The science of law and the philosophy of law accordingly differ in their specific objects. The science of law views its objects, legal ordinances, from the precise standpoint of their positive validity and practical application in the administration of justice, their historical evolution, their logical coherence and consistent interpretation, and their positively established legal institutions. The philosophy of law, on the other hand, has for its object the necessary universal norms; and the legitimation of every positive legal ordinance implies an attempt to realize such norms. Hence its object is what has for centuries been known as ius naturale. For this reason, too, every attempt to philosophize about law bears willy-nilly a natural-law character. For without this going back to ultimate, necessary, and permanent norms, there exist only empirical generalizations, systems of legal types, genetico-historical explanations of the factual development of a legal institution (e.g., the loan), but not knowledge of the real grounds for the universally existing principle that what is borrowed ought to be returned.

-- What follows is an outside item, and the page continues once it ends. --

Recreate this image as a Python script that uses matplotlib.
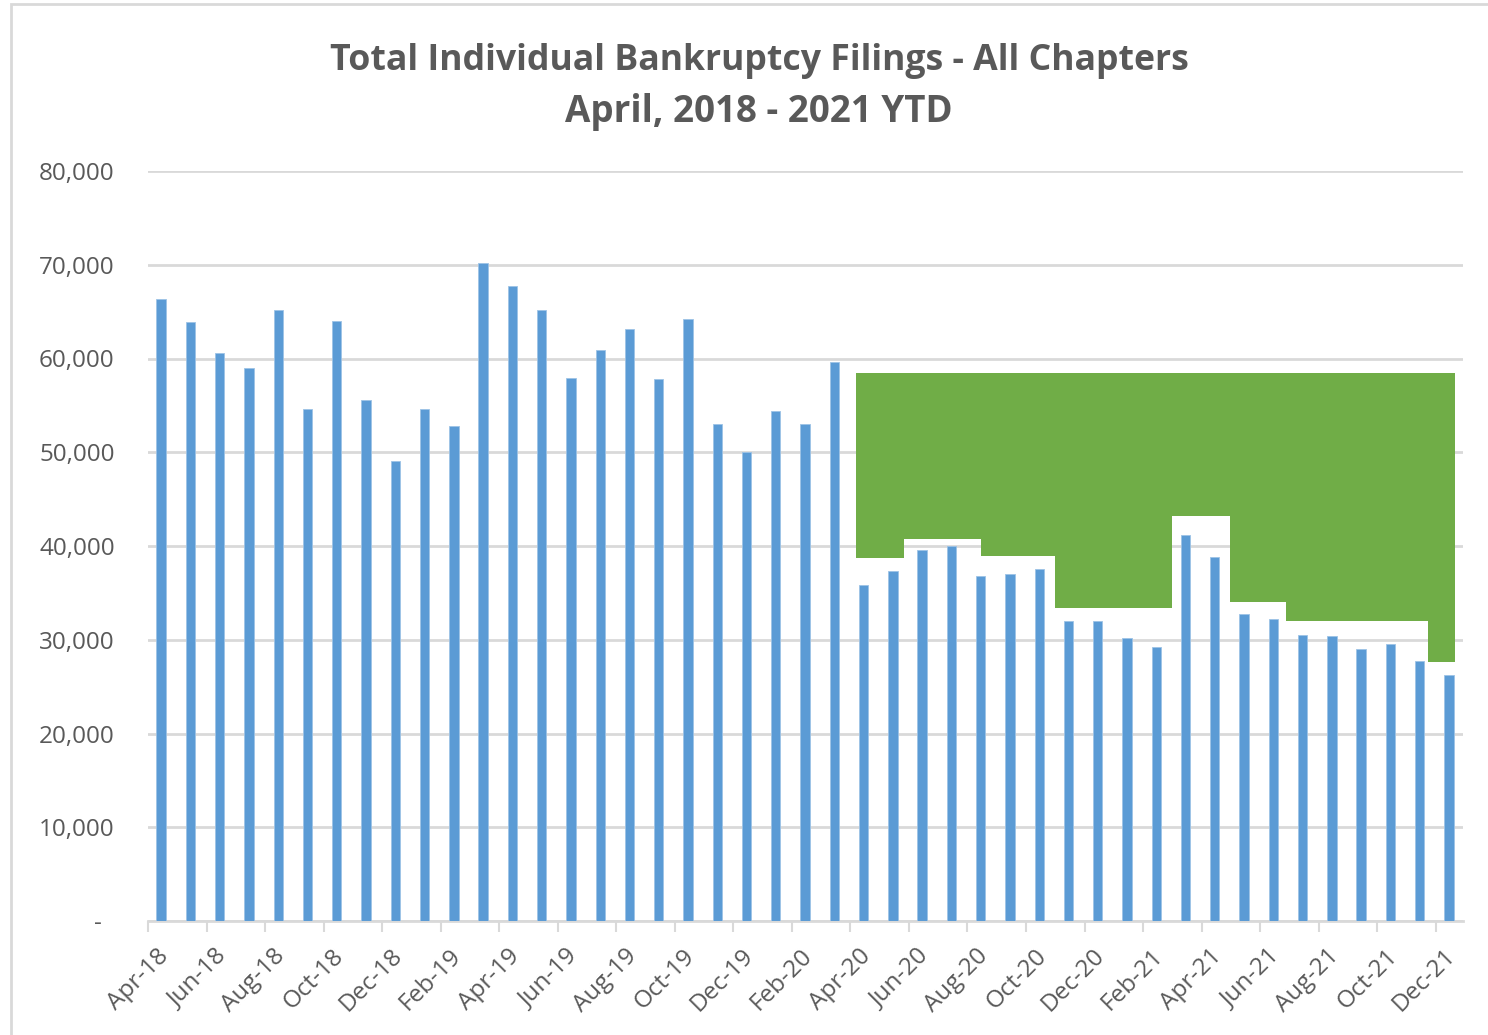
import numpy as np
import matplotlib
matplotlib.use('Agg')
import matplotlib.pyplot as plt
from matplotlib.transforms import offset_copy
from matplotlib.patches import Rectangle

# Monthly filings, Apr-18 .. Dec-21
months = ['Apr-18', 'May-18', 'Jun-18', 'Jul-18', 'Aug-18', 'Sep-18', 'Oct-18', 'Nov-18', 'Dec-18',
          'Jan-19', 'Feb-19', 'Mar-19', 'Apr-19', 'May-19', 'Jun-19', 'Jul-19', 'Aug-19', 'Sep-19',
          'Oct-19', 'Nov-19', 'Dec-19', 'Jan-20', 'Feb-20', 'Mar-20', 'Apr-20', 'May-20', 'Jun-20',
          'Jul-20', 'Aug-20', 'Sep-20', 'Oct-20', 'Nov-20', 'Dec-20', 'Jan-21', 'Feb-21', 'Mar-21',
          'Apr-21', 'May-21', 'Jun-21', 'Jul-21', 'Aug-21', 'Sep-21', 'Oct-21', 'Nov-21', 'Dec-21']
filings = [66400, 63900, 60600, 58950, 65200, 54650, 64050, 55600, 49050,
           54650, 52850, 70150, 67700, 65200, 57950, 60950, 63100, 57800,
           64200, 53000, 50000, 54450, 53000, 59600, 35850, 37300, 39600,
           39950, 36750, 37000, 37600, 32000, 32000, 30200, 29200, 41150,
           38800, 32800, 32200, 30500, 30350, 29000, 29500, 27700, 26200]

# green overlay block (step edges in month index, lower edge levels)
green_edges = [23.74, 25.38, 28.01, 30.54, 34.54, 36.52, 38.43, 43.29, 44.21]
green_levels = [38750, 40750, 38970, 33400, 43200, 34050, 32000, 27630]
green_top = 58500

yticks = [0, 10000, 20000, 30000, 40000, 50000, 60000, 70000, 80000]
ylabels = ['-  ', '10,000', '20,000', '30,000', '40,000', '50,000', '60,000', '70,000', '80,000']

text_col = '#595959'
grid_col = '#D9D9D9'
plt.rcParams['font.family'] = ['Open Sans', 'DejaVu Sans']

fig = plt.figure(figsize=(14.88, 10.35), dpi=100)
ax = fig.add_axes([148 / 1488, 1 - 921 / 1035, (1463 - 148) / 1488, (921 - 171) / 1035])

x = np.arange(len(months))
ax.bar(x, filings, width=0.32, color='#5B9BD5', edgecolor='#9DC3E6', linewidth=0.6, zorder=3)

lv = green_levels + [green_levels[-1]]
ax.fill_between(green_edges, lv, green_top, step='post', color='#70AD47', linewidth=0, zorder=2)

ax.set_ylim(0, 80000)
ax.set_xlim(-0.45, 44.48)
ax.set_yticks(yticks)
ax.set_yticklabels(ylabels, color=text_col, fontsize=17.5)
ax.tick_params(axis='y', length=0, pad=24)
ax.grid(axis='y', color=grid_col, linewidth=2, zorder=0)
ax.set_axisbelow(True)

# tick marks every two months, on the left edge of each month slot
tick_pos = x[::2] - 0.45
ax.set_xticks(tick_pos)
ax.set_xticklabels([])
ax.tick_params(axis='x', length=8, width=1.5, color=grid_col, direction='out')

lab_tr = offset_copy(ax.get_xaxis_transform(), fig=fig, x=0, y=-23, units='dots')
for i in x[::2]:
    ax.text(i - 0.17, 0, months[i], transform=lab_tr, rotation=45, rotation_mode='anchor',
            ha='right', va='top', fontsize=17.5, color=text_col)

for s in ['top', 'right', 'left']:
    ax.spines[s].set_visible(False)
ax.spines['bottom'].set_color(grid_col)
ax.spines['bottom'].set_linewidth(2)

fig.text(759 / 1488, 1 - 61 / 1035, 'Total Individual Bankruptcy Filings - All Chapters',
         ha='center', va='center', fontsize=25.7, fontweight='bold', color=text_col)
fig.text(759 / 1488, 1 - 112 / 1035, 'April, 2018 - 2021 YTD',
         ha='center', va='center', fontsize=26.5, fontweight='bold', color=text_col)

# chart border
fig.patches.append(Rectangle((11 / 1488, -0.01), 1.0, 1.01 - 4 / 1035, transform=fig.transFigure,
                             fill=False, edgecolor=grid_col, linewidth=2))

fig.savefig('out.png', dpi=100)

The essential nature of man, the idea of man as a rational, free, and social being is, as the normative goal, the principle of social ethics and of the natural law. The legitimation of all law must ultimately be a moral one. This is possible, however, only if the normative oughtness of practical reason is ultimately being perceived by the theoretical reason. The circle of the mind and the sciences is thus closed. The given reality and the ideal core in it, as measure of man’s knowledge and the object of theoretical reason, appear now to the practical reason, the extension of theoretical reason, as a valuable good and end, as a task to be realized. But the concrete realization does not get its legitimation from the will that does the realizing, but from the end or goal of the realization, the idea. Metaphysics is the presupposition and the crown of the philosophy of law, whose object is the natural law.
[1.]The very Hebrew idiom for denoting sexual intercourse, “to know a woman,” lends color to this view.
[2.]Aristotle, Metaphysica, K. 4, 1061b 26–32 (trans. W. D. Ross).